A zoo has showcased a mysterious new organism dubbed “the blob”.
This newest exhibit of the Paris Zoological Park, which goes on display to the public on Saturday, has no mouth, no brain, no stomach, no eyes, yet it can detect food and digest it.
The blob also has almost 720 sexes, can move without legs or wings and heals itself in two minutes if cut in half. It’s a yellowish unicellular small living being which looks like a fungus but acts like an animal.
Bruno David, director of the Paris Museum of Natural History said the creature “belongs to one of nature’s mysteries”.
“It surprises us because it has no brain but is able to learn and if you merge two blobs, the one that has learned will transmit its knowledge to the other,” he said.
As for the whole ‘having 720 sexes’ thing, that’s essentially just a way for scientists to help sell the story.

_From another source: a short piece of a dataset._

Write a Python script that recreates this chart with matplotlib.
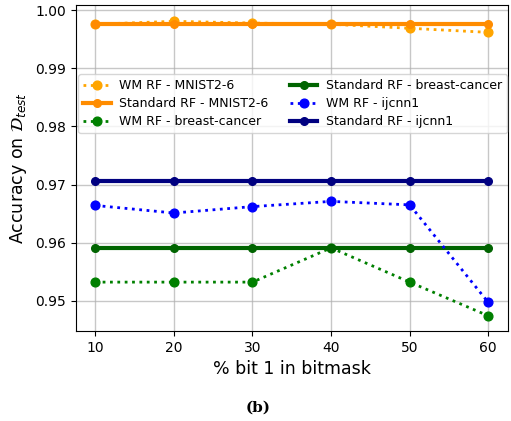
import numpy as np
import matplotlib
matplotlib.use('Agg')
import matplotlib.pyplot as plt

# data
bits = [10, 20, 30, 40, 50, 60]
wm_mnist = [0.9976, 0.9981, 0.9978, 0.9976, 0.9969, 0.9962]
std_mnist = [0.9976, 0.9976, 0.9976, 0.9976, 0.9976, 0.9976]
wm_breast = [0.9532, 0.9532, 0.9532, 0.9591, 0.9532, 0.9474]
std_breast = [0.9591, 0.9591, 0.9591, 0.9591, 0.9591, 0.9591]
wm_ijcnn = [0.9664, 0.9651, 0.9662, 0.9671, 0.9665, 0.9497]
std_ijcnn = [0.9706, 0.9706, 0.9706, 0.9706, 0.9706, 0.9706]

fig = plt.figure(figsize=(5.11, 4.21), dpi=100)
ax = fig.add_axes([0.148, 0.214, 0.846, 0.774])

wm_style = dict(linestyle=':', linewidth=2, marker='o', markersize=6.3)
std_style = dict(linestyle='-', linewidth=3, marker='o', markersize=5.5)

ax.plot(bits, wm_mnist, color='orange', label='WM RF - MNIST2-6', **wm_style)
ax.plot(bits, std_mnist, color='darkorange', label='Standard RF - MNIST2-6', **std_style)
ax.plot(bits, wm_breast, color='green', label='WM RF - breast-cancer', **wm_style)
ax.plot(bits, std_breast, color='darkgreen', label='Standard RF - breast-cancer', **std_style)
ax.plot(bits, wm_ijcnn, color='blue', label='WM RF - ijcnn1', **wm_style)
ax.plot(bits, std_ijcnn, color='navy', label='Standard RF - ijcnn1', **std_style)

ax.set_xlim(7.5, 62.5)
ax.set_ylim(0.9448, 1.0009)
ax.set_xticks(bits)
ax.set_yticks([0.95, 0.96, 0.97, 0.98, 0.99, 1.00])
ax.yaxis.set_major_formatter(matplotlib.ticker.FormatStrFormatter('%.2f'))
ax.tick_params(labelsize=10)
ax.grid(True, color='#b0b0b0', linewidth=1, alpha=0.7)
ax.set_axisbelow(True)

ax.set_xlabel('% bit 1 in bitmask', fontsize=12.5)
ax.set_ylabel(r'Accuracy on $\mathcal{D}_{test}$', fontsize=12.5)

ax.legend(ncol=2, loc='upper left', bbox_to_anchor=(0.006, 0.787), fontsize=9,
          handlelength=2.2, columnspacing=1.7, borderaxespad=0,
          labelspacing=0.4, handletextpad=0.7)

fig.text(0.505, 0.022, '(b)', fontsize=11, fontweight='bold',
         family='serif', ha='center')

fig.savefig('out.png', dpi=100)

“They're not really sexes, they are mating types,” Tanya Latty, a slime mold researcher at the University of Sydney told CNET.
“Whether or not a slime mold can mate with another slime mold depends on its mating type which is determined by particular genes.”
The blob was named after a 1958 science-fiction horror B-movie, starring a young Steve McQueen, in which an alien life form - The Blob - consumes everything in its path in a small Pennsylvania town.
“We know for sure it is not a plant but we don’t really know if it’s an animal or a fungus,” Mr David said.
“It behaves very surprisingly for something that looks like a mushroom. It has the behaviour of an animal, it is able to learn.”